Spiking Neural Network Feature Discrimination Boosts Modality Fusion
Journal:
arXiv
Published Date:
Feb 5, 2025
Abstract
Feature discrimination is a crucial aspect of neural network design, as it
directly impacts the network's ability to distinguish between classes and
generalize across diverse datasets. The accomplishment of achieving
high-quality feature representations ensures high intra-class separability and
poses one of the most challenging research directions. While conventional deep
neural networks (DNNs) rely on complex transformations and very deep networks
to come up with meaningful feature representations, they usually require days
of training and consume significant energy amounts.

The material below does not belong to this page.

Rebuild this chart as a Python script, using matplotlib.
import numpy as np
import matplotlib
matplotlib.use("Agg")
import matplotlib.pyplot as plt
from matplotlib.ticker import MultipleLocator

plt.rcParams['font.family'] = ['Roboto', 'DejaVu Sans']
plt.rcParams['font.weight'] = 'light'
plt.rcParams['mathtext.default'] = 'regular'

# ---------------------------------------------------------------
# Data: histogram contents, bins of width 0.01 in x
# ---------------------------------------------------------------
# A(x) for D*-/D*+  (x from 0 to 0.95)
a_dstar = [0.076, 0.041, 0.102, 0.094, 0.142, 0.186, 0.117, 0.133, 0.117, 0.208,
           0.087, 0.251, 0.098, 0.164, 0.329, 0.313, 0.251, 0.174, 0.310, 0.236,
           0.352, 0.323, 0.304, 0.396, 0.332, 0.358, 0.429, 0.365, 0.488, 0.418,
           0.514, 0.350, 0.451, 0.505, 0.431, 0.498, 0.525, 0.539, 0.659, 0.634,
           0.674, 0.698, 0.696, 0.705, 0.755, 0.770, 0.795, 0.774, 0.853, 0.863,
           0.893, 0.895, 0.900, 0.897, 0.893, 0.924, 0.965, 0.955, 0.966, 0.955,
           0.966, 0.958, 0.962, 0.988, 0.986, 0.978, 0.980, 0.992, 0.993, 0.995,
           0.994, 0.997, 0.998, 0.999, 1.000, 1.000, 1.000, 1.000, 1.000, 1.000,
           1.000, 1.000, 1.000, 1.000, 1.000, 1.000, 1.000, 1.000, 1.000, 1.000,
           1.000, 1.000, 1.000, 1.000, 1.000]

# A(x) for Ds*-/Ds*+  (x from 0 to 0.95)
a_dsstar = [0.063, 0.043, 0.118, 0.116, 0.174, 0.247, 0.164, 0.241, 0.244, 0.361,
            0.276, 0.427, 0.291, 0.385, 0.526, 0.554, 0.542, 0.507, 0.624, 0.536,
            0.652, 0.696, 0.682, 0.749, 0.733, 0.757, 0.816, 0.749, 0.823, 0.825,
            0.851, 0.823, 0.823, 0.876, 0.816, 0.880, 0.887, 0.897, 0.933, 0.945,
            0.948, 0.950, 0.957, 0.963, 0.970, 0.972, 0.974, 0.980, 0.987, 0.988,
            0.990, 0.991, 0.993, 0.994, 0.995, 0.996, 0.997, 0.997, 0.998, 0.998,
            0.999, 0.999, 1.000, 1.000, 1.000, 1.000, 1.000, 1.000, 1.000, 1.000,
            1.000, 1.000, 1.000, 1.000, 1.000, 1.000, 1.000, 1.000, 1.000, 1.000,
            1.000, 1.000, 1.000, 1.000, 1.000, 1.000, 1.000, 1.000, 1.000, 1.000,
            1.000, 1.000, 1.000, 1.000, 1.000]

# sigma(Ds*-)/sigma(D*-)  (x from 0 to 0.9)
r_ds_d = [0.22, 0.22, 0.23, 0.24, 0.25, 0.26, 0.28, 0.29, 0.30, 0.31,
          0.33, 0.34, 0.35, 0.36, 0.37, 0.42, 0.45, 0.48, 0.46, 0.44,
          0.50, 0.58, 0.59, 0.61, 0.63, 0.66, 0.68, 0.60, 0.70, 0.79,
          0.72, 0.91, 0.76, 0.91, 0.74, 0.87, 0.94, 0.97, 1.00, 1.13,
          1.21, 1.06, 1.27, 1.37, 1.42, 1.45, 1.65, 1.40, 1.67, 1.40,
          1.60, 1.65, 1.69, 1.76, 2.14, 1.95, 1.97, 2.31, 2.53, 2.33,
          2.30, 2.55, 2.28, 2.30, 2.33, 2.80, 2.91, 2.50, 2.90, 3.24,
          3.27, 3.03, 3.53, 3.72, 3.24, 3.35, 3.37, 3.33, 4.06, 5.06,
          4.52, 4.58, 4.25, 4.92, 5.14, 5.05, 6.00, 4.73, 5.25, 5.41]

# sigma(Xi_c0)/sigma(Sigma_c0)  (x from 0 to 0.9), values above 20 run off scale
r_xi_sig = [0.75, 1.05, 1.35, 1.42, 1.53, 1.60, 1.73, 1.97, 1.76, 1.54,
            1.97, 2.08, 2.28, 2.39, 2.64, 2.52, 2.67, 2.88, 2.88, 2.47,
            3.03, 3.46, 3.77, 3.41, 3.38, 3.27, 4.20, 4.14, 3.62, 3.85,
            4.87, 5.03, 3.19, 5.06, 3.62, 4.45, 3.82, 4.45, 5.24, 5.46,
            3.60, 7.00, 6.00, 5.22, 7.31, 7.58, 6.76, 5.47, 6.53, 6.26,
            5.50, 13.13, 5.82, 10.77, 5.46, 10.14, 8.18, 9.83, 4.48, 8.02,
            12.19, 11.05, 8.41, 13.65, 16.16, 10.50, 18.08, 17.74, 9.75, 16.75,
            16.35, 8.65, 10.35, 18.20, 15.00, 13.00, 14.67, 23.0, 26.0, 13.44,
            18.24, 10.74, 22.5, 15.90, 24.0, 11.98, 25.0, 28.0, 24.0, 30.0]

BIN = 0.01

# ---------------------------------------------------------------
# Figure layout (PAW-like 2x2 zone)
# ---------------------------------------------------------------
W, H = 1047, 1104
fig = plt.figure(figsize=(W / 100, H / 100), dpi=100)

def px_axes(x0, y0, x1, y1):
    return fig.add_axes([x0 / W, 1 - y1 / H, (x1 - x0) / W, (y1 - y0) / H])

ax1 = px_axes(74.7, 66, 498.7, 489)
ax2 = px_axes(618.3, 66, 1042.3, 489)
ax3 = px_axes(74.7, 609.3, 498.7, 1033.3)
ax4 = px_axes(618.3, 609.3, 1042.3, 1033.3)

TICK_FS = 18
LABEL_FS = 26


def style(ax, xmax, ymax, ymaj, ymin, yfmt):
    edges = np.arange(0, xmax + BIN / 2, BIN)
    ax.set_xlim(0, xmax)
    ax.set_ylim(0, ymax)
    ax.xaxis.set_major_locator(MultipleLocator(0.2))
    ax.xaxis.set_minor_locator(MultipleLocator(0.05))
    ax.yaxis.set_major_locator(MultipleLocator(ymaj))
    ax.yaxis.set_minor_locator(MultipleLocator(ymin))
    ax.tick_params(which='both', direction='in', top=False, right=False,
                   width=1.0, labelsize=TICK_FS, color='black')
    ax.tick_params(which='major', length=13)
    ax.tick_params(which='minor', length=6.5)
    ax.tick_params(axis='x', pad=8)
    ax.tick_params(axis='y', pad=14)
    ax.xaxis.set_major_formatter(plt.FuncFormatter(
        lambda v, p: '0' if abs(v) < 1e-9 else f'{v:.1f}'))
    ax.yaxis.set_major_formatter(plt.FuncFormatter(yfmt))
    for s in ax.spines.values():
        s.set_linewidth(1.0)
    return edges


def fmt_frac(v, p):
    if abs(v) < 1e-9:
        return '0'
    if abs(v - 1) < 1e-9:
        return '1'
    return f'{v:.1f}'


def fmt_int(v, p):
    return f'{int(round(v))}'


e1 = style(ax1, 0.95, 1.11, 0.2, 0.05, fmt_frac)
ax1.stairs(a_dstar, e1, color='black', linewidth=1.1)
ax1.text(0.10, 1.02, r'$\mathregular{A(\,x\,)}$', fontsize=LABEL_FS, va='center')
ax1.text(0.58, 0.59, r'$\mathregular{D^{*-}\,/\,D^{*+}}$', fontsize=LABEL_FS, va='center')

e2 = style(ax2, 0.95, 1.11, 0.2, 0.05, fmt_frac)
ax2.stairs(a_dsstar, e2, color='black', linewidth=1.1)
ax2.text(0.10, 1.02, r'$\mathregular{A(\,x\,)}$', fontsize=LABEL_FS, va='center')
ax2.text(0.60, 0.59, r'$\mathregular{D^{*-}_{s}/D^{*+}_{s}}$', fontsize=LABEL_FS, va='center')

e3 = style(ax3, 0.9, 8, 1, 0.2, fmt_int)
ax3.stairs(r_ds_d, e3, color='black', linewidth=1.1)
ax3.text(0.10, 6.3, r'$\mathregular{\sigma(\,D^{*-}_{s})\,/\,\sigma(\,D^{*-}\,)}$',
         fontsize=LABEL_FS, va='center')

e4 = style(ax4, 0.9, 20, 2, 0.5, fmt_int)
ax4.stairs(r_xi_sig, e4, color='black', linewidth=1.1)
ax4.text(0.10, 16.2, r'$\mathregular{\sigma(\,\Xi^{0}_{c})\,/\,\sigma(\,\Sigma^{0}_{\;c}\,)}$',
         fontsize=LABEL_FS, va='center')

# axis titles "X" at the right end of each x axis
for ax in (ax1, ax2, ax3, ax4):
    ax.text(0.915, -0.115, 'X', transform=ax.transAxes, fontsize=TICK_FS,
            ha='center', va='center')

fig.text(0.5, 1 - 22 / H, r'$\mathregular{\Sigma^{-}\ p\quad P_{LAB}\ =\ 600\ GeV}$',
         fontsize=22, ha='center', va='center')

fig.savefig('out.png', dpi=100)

To this end, spiking neural
networks (SNNs) offer a promising alternative. SNN's ability to capture
temporal and spatial dependencies renders them particularly suitable for
complex tasks, where multi-modal data are required. In this paper, we propose a
feature discrimination approach for multi-modal learning with SNNs, focusing on
audio-visual data. We employ deep spiking residual learning for visual modality
processing and a simpler yet efficient spiking network for auditory modality
processing. Lastly, we deploy a spiking multilayer perceptron for modality
fusion. We present our findings and evaluate our approach against similar works
in the field of classification challenges. To the best of our knowledge, this
is the first work investigating feature discrimination in SNNs.